Special to The Miami Herald

FORCE OF NATURE

From Paramaribo a few days later, I hitch a ride to Raleighvallen, the northern gateway to the Central Suriname Nature Reserve.

In 1998, the Surinamese government was on the verge of parceling out a huge swath of land to Asian logging companies until a constituency led by Washington's Conservation International intervened, convincing the government it was better off staking out a future in ecotourism. That led to the establishment of the reserve, a 6,000-square-mile corridor of virgin forest in the country's heartland.

Back in the 1970s, Raleighvallen was internationally recognized as a bird watchers' paradise, attracting Americans long before current hot spots like Costa Rica siphoned their numbers. But political instability in the 1980s crippled Suriname's tourism industry; it's only just recovering.

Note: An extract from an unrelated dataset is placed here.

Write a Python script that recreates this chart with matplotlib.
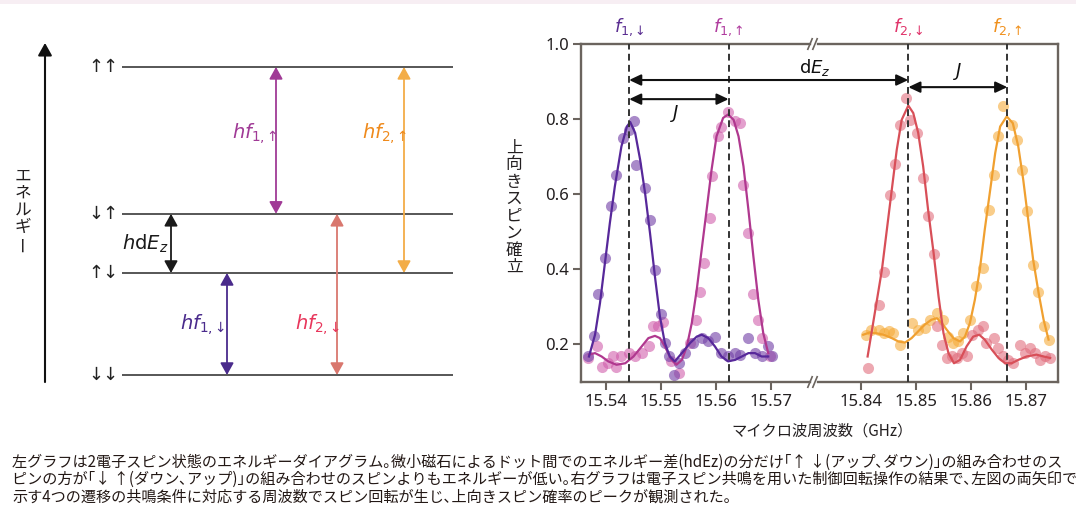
import matplotlib
matplotlib.use('Agg')
import matplotlib.pyplot as plt
from matplotlib.patches import Rectangle

plt.rcParams['font.family'] = ['Noto Sans CJK JP', 'DejaVu Sans']
plt.rcParams['mathtext.fontset'] = 'dejavusans'

# ---------------- data ----------------
# energy level diagram (schematic energies)
state_labels = ['↑↑', '↓↑', '↑↓', '↓↓']
state_energy = [3.02, 1.58, 1.00, 0.00]
trans_labels = [r'$hf_{1{,}\uparrow}$', r'$hf_{2{,}\uparrow}$', r'$h\mathrm{d}E_z$',
                r'$hf_{1{,}\downarrow}$', r'$hf_{2{,}\downarrow}$']
trans_lower = [1, 2, 2, 3, 3]
trans_upper = [0, 0, 1, 2, 1]

# resonance frequencies (GHz)
res_labels = [r'$f_{1{,}\downarrow}$', r'$f_{1{,}\uparrow}$', r'$f_{2{,}\downarrow}$', r'$f_{2{,}\uparrow}$']
res_freq = [15.5442, 15.5623, 15.8486, 15.8666]

left_ticks = [15.54, 15.55, 15.56, 15.57]
right_ticks = [15.84, 15.85, 15.86, 15.87]
y_ticks = [0.2, 0.4, 0.6, 0.8, 1.0]

# f1,down series
purple_x = [15.5368, 15.5379, 15.5386, 15.5399, 15.5409, 15.5419, 15.5430, 15.5441, 15.5450, 15.5454,
            15.5470, 15.5480, 15.5489, 15.5500, 15.5508, 15.5515, 15.5524, 15.5533, 15.5544, 15.5559,
            15.5574, 15.5586, 15.5598, 15.5610, 15.5622, 15.5635, 15.5644, 15.5659, 15.5671, 15.5683,
            15.5695, 15.5701]
purple_y = [0.167, 0.222, 0.334, 0.429, 0.567, 0.652, 0.749, 0.772, 0.794, 0.678,
            0.616, 0.532, 0.398, 0.281, 0.203, 0.167, 0.118, 0.149, 0.176, 0.203,
            0.216, 0.207, 0.220, 0.176, 0.167, 0.176, 0.172, 0.216, 0.176, 0.167,
            0.194, 0.167]
purple_fit_x = [15.5369, 15.5380, 15.5389, 15.5398, 15.5407, 15.5416, 15.5428, 15.5438, 15.5444, 15.5453,
                15.5462, 15.5471, 15.5480, 15.5489, 15.5498, 15.5507, 15.5516, 15.5525, 15.5538, 15.5553,
                15.5565, 15.5574, 15.5586, 15.5598, 15.5610, 15.5622, 15.5635, 15.5647, 15.5659, 15.5671,
                15.5683, 15.5695]
purple_fit_y = [0.167, 0.225, 0.309, 0.416, 0.523, 0.620, 0.727, 0.780, 0.792, 0.763,
                0.692, 0.603, 0.496, 0.380, 0.274, 0.203, 0.167, 0.154, 0.176, 0.203,
                0.220, 0.225, 0.216, 0.194, 0.167, 0.154, 0.158, 0.167, 0.176, 0.176,
                0.167, 0.167]

# f1,up series
pink_x = [15.5368, 15.5383, 15.5392, 15.5404, 15.5413, 15.5419, 15.5428, 15.5441, 15.5453, 15.5465,
          15.5478, 15.5486, 15.5495, 15.5504, 15.5519, 15.5532, 15.5553, 15.5563, 15.5571, 15.5579,
          15.5589, 15.5593, 15.5604, 15.5610, 15.5621, 15.5635, 15.5644, 15.5650, 15.5659, 15.5668,
          15.5676, 15.5684, 15.5698]
pink_y = [0.163, 0.194, 0.140, 0.149, 0.167, 0.140, 0.167, 0.176, 0.167, 0.176,
          0.194, 0.247, 0.247, 0.260, 0.154, 0.123, 0.203, 0.265, 0.340, 0.416,
          0.536, 0.649, 0.754, 0.780, 0.820, 0.794, 0.789, 0.625, 0.496, 0.334,
          0.265, 0.216, 0.167]
pink_fit_x = [15.5369, 15.5380, 15.5392, 15.5404, 15.5419, 15.5435, 15.5450, 15.5465, 15.5477, 15.5489,
              15.5498, 15.5507, 15.5519, 15.5528, 15.5538, 15.5547, 15.5556, 15.5565, 15.5574, 15.5583,
              15.5592, 15.5601, 15.5613, 15.5622, 15.5632, 15.5641, 15.5650, 15.5659, 15.5668, 15.5677,
              15.5686, 15.5695]
pink_fit_y = [0.172, 0.176, 0.167, 0.154, 0.145, 0.149, 0.167, 0.194, 0.216, 0.222,
              0.216, 0.194, 0.158, 0.145, 0.158, 0.194, 0.256, 0.345, 0.452, 0.558,
              0.665, 0.754, 0.803, 0.812, 0.798, 0.754, 0.674, 0.558, 0.434, 0.318,
              0.229, 0.176]

# f2,down series
red_x = [15.8412, 15.8432, 15.8441, 15.8452, 15.8462, 15.8470, 15.8482, 15.8489, 15.8502, 15.8513,
         15.8521, 15.8533, 15.8539, 15.8547, 15.8556, 15.8565, 15.8574, 15.8583, 15.8592, 15.8601,
         15.8613, 15.8622, 15.8628, 15.8641, 15.8650, 15.8659, 15.8668, 15.8677, 15.8689, 15.8698,
         15.8707, 15.8716, 15.8725, 15.8735, 15.8744]
red_y = [0.136, 0.305, 0.391, 0.598, 0.681, 0.785, 0.856, 0.798, 0.763, 0.643,
         0.542, 0.441, 0.247, 0.198, 0.163, 0.167, 0.163, 0.176, 0.167, 0.225,
         0.238, 0.247, 0.203, 0.216, 0.189, 0.167, 0.158, 0.149, 0.198, 0.176,
         0.189, 0.176, 0.158, 0.167, 0.163]
red_fit_x = [15.8412, 15.8419, 15.8428, 15.8438, 15.8447, 15.8456, 15.8465, 15.8474, 15.8486, 15.8495,
             15.8504, 15.8513, 15.8522, 15.8532, 15.8541, 15.8550, 15.8559, 15.8569, 15.8580, 15.8592,
             15.8604, 15.8615, 15.8625, 15.8638, 15.8650, 15.8662, 15.8674, 15.8686, 15.8701, 15.8719,
             15.8732, 15.8744]
red_fit_y = [0.167, 0.229, 0.309, 0.398, 0.505, 0.612, 0.718, 0.798, 0.836, 0.816,
             0.763, 0.674, 0.558, 0.443, 0.327, 0.229, 0.176, 0.149, 0.158, 0.194,
             0.220, 0.225, 0.212, 0.185, 0.163, 0.149, 0.149, 0.158, 0.167, 0.172,
             0.167, 0.163]

# f2,up series
orange_x = [15.8409, 15.8419, 15.8432, 15.8441, 15.8450, 15.8459, 15.8471, 15.8492, 15.8504, 15.8516,
            15.8525, 15.8538, 15.8550, 15.8559, 15.8568, 15.8577, 15.8586, 15.8598, 15.8609, 15.8621,
            15.8632, 15.8641, 15.8650, 15.8659, 15.8674, 15.8683, 15.8692, 15.8701, 15.8713, 15.8722,
            15.8732, 15.8741]
orange_y = [0.225, 0.238, 0.238, 0.229, 0.234, 0.229, 0.198, 0.256, 0.238, 0.243,
            0.265, 0.283, 0.265, 0.220, 0.203, 0.207, 0.229, 0.265, 0.354, 0.403,
            0.558, 0.652, 0.754, 0.834, 0.785, 0.745, 0.665, 0.554, 0.412, 0.340,
            0.247, 0.212]
orange_fit_x = [15.8404, 15.8416, 15.8428, 15.8441, 15.8456, 15.8468, 15.8480, 15.8492, 15.8504, 15.8516,
                15.8528, 15.8538, 15.8547, 15.8556, 15.8568, 15.8580, 15.8589, 15.8598, 15.8607, 15.8616,
                15.8625, 15.8635, 15.8644, 15.8653, 15.8665, 15.8676, 15.8686, 15.8695, 15.8704, 15.8713,
                15.8723, 15.8732, 15.8741]
orange_fit_y = [0.225, 0.231, 0.229, 0.225, 0.216, 0.207, 0.204, 0.216, 0.234, 0.252,
                0.265, 0.269, 0.256, 0.238, 0.216, 0.207, 0.220, 0.256, 0.318, 0.398,
                0.505, 0.612, 0.709, 0.780, 0.807, 0.789, 0.727, 0.638, 0.532, 0.425,
                0.336, 0.265, 0.212]

caption_lines = [
    '左グラフは2電子スピン状態のエネルギーダイアグラム｡微小磁石によるドット間でのエネルギー差(hdEz)の分だけ｢↑ ↓(アップ､ダウン)｣の組み合わせのス',
    'ピンの方が｢↓ ↑(ダウン､アップ)｣の組み合わせのスピンよりもエネルギーが低い｡右グラフは電子スピン共鳴を用いた制御回転操作の結果で､左図の両矢印で',
    '示す4つの遷移の共鳴条件に対応する周波数でスピン回転が生じ､上向きスピン確率のピークが観測された｡',
]
energy_label = 'エネルギー'
y_label = '上向きスピン確立'
x_label = 'マイクロ波周波数（GHz）'

# ---------------- styles ----------------
W, H = 1076, 525
spine_c = '#6b645e'
txt_c = '#231f20'
trans_x = [276, 404, 171, 227, 337]
trans_arrow_c = ['#a03a96', '#f3ad48', '#1a1a1a', '#4a2b8c', '#d9776e']
trans_text_c = ['#a03a96', '#ef8a1c', '#1a1a1a', '#4a2b8c', '#e8375c']
trans_text_pos = [(232, 2.37), (362, 2.37), (122, 1.29), (180, 0.49), (295, 0.49)]
res_c = ['#5a2d91', '#b03c9e', '#e0336a', '#f0901c']

fig = plt.figure(figsize=(W / 100, H / 100), dpi=100)
fig.patch.set_facecolor('white')

def fr(x0, y0, x1, y1):
    return [x0 / W, 1 - y1 / H, (x1 - x0) / W, (y1 - y0) / H]

# ---------------- energy diagram ----------------
axd = fig.add_axes(fr(0, 30, 520, 390))
axd.set_xlim(0, 520)
axd.set_ylim(-0.147, 3.382)
axd.axis('off')
axd.hlines(state_energy, 122, 453, color='#3a3a3a', lw=1.2)
for lab, e in zip(state_labels, state_energy):
    axd.text(103, e, lab, ha='center', va='center', fontsize=13, color='#222',
             family=['DejaVu Sans'])
for i, lab in enumerate(trans_labels):
    lo = state_energy[trans_lower[i]]
    hi = state_energy[trans_upper[i]]
    axd.annotate('', xy=(trans_x[i], hi), xytext=(trans_x[i], lo),
                 arrowprops=dict(arrowstyle='<|-|>,head_length=0.72,head_width=0.4',
                                 mutation_scale=10, lw=1.3, color=trans_arrow_c[i],
                                 shrinkA=0, shrinkB=0))
    tx, ty = trans_text_pos[i]
    axd.text(tx, ty, lab, ha='left', va='center', fontsize=14, color=trans_text_c[i])
axd.annotate('', xy=(45, 3.255), xytext=(45, -0.069),
             arrowprops=dict(arrowstyle='-|>,head_length=0.75,head_width=0.42',
                             mutation_scale=10, lw=1.5, color='#111', shrinkA=0, shrinkB=0))

# ---------------- resonance chart ----------------
ax1 = fig.add_axes(fr(581, 44, 810, 382))
ax2 = fig.add_axes(fr(818, 44, 1058, 382))
ax1.set_xlim(15.53545, 15.5771)
ax2.set_xlim(15.83218, 15.87582)
for ax in (ax1, ax2):
    ax.set_ylim(0.099, 1.0)
    ax.set_facecolor('none')
    for s in ax.spines.values():
        s.set_color(spine_c)
        s.set_linewidth(1.7)
    ax.tick_params(direction='out', length=5.5, width=1.5, color=spine_c,
                   labelsize=12, labelcolor=txt_c, pad=3)
ax1.spines['right'].set_visible(False)
ax2.spines['left'].set_visible(False)
ax1.set_xticks(left_ticks)
ax1.set_xticklabels([f'{t:.2f}' for t in left_ticks])
ax2.set_xticks(right_ticks)
ax2.set_xticklabels([f'{t:.2f}' for t in right_ticks])
ax1.set_yticks(y_ticks)
ax1.set_yticklabels([f'{t:.1f}' for t in y_ticks])
ax2.set_yticks([])
for ax in (ax1, ax2):
    for t in ax.get_xticklabels() + ax.get_yticklabels():
        t.set_fontfamily('Noto Sans')

pt_s = 64
ax1.scatter(pink_x, pink_y, s=pt_s, color='#cf5aa9', alpha=0.58, lw=0, zorder=2)
ax1.scatter(purple_x, purple_y, s=pt_s, color='#7443a8', alpha=0.62, lw=0, zorder=2)
ax1.plot(pink_fit_x, pink_fit_y, color='#b0388f', lw=1.6, zorder=3, solid_joinstyle='round')
ax1.plot(purple_fit_x, purple_fit_y, color='#57289a', lw=1.6, zorder=3, solid_joinstyle='round')
ax2.scatter(orange_x, orange_y, s=pt_s, color='#f6aa35', alpha=0.58, lw=0, zorder=2)
ax2.scatter(red_x, red_y, s=pt_s, color='#e06a7a', alpha=0.58, lw=0, zorder=2)
ax2.plot(orange_fit_x, orange_fit_y, color='#f0a030', lw=1.6, zorder=3, solid_joinstyle='round')
ax2.plot(red_fit_x, red_fit_y, color='#d84f58', lw=1.6, zorder=3, solid_joinstyle='round')

axes_for = [ax1, ax1, ax2, ax2]
for f, lab, c, ax in zip(res_freq, res_labels, res_c, axes_for):
    ax.axvline(f, color='#333333', lw=1.4, ls=(0, (3.5, 2.2)), zorder=4)
    ax.text(f, 1.046, lab, ha='center', va='center', fontsize=13, color=c, clip_on=False)

harrow = dict(arrowstyle='<|-|>,head_length=0.7,head_width=0.33', mutation_scale=10,
              lw=1.5, color='#111', shrinkA=0, shrinkB=0)
ax1.annotate('', xy=(res_freq[1], 0.853), xytext=(res_freq[0], 0.853), arrowprops=harrow, zorder=5)
ax2.annotate('', xy=(res_freq[3], 0.885), xytext=(res_freq[2], 0.885), arrowprops=harrow, zorder=5)
ax1.text(15.5525, 0.816, r'$J$', ha='center', va='center', fontsize=13, color='#111')
ax2.text(15.8576, 0.928, r'$J$', ha='center', va='center', fontsize=13, color='#111')

# ---------------- overlay (pixel coordinates) ----------------
ax0 = fig.add_axes([0, 0, 1, 1], zorder=10)
ax0.set_xlim(0, W)
ax0.set_ylim(H, 0)
ax0.axis('off')
ax0.patch.set_alpha(0)
ax0.add_patch(Rectangle((0, 0), W, 3.5, color='#f7eef3', lw=0))

ax0.annotate('', xy=(res_freq[2], 0.904), xycoords=ax2.transData,
             xytext=(res_freq[0], 0.904), textcoords=ax1.transData, arrowprops=harrow)
ax0.text(815, 68, r'$\mathrm{d}E_z$', ha='center', va='center', fontsize=13, color='#111')

# axis break marks
for yb in (44, 382):
    for x0 in (807.5, 812.5):
        ax0.plot([x0, x0 + 5], [yb + 6, yb - 6], color=spine_c, lw=1.2,
                 solid_capstyle='butt')

def vtext(x, y0, step, s, fs):
    for i, ch in enumerate(s):
        rot = 90 if ch == 'ー' else 0
        ax0.text(x, y0 + i * step, ch, ha='center', va='center', rotation=rot,
                 fontsize=fs, color=txt_c)

vtext(23, 176, 17, energy_label, 12)
vtext(514, 148, 17, y_label, 12)
ax0.text(822, 431, x_label, ha='center', va='center', fontsize=11, color=txt_c)

for y, line in zip([462, 479.5, 497], caption_lines):
    ax0.text(12, y, line, ha='left', va='center', fontsize=10.9, color='#231815',
             family=['Noto Sans CJK JP', 'DejaVu Sans'])

fig.savefig('out.png', dpi=100)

The tourism welcome center stands on the edge of Foengoe Island, a mile-long strip in the Coppename River that serves as the main facility for visitors to the nature reserve. We arrive there after a bumpy, four-hour van trip to the river and another four hours upstream in a motorized long boat. (A half-hour flight with a tour operator is another way.)

Near the welcome center are two sparse but comfortable longhouses for guests and a couple of thatched-roof dining areas. My room provides a bed with mosquito net, a shower, and a flush toilet; the back wall, open to the languid river, offers the luxury.

A cluster of huts belongs to the island's inhabitants, about 20 Kwinti Maroon, descendants of runaway slaves who work as guides for Suriname's parks department.

Shortly after dawn my first morning, I wander uphill to the island's grassy airstrip, a swath cut across the forest that provides an ideal vantage point for spotting birds -- toucans, tanagers, macaws --in the early burning-off fog.

The Coppename River, colored like black tea but so pure that it can be gulped like a cool beverage, also acts as a break in the dense verdure, where at various moments I spy wayward flocks of parrots and a pair of river otters gliding quietly along the water's edge.

For a trek to the Voltzberg, an iconic granite dome that rises 800 feet from the forest floor, I'm appointed a Kwinti guide named Stephen, a stout, dark-skinned man who wears camouflage pants and rubber boots and flashes gold when he smiles. Stephen and I walk along a well-trodden trail that meanders around the bases of giant, buttressed trees weeping liana vines. A black frog trimmed in yellow, carrying eggs on its back, stands frozen on the leaf litter; an army of leaf-cutter ants marches without pause. Blue morpho butterflies meander erratically.

I flinch when a troop of migrating capuchins crash through the trees above me, disrupting the false stillness; by the end of the hike, I will see five other monkey species, including gangly spider monkeys and a diminutive marmoset.

After two hours on the trail, Stephen and I reach the base of the Voltzberg and begin a steep ascent. We soon rise above a lush canopy of bursting crowns, treading up an exposed surface of charcoal-colored rock, home to an incongruous community of cacti and lizards.

Beneath us a choppy green sea spreads in all directions, lapping against the bases of scattered granite domes rising like islands out of the landscape. On the horizon a faint outline of mountains marks the northernmost reaches of the Brazilian Amazon.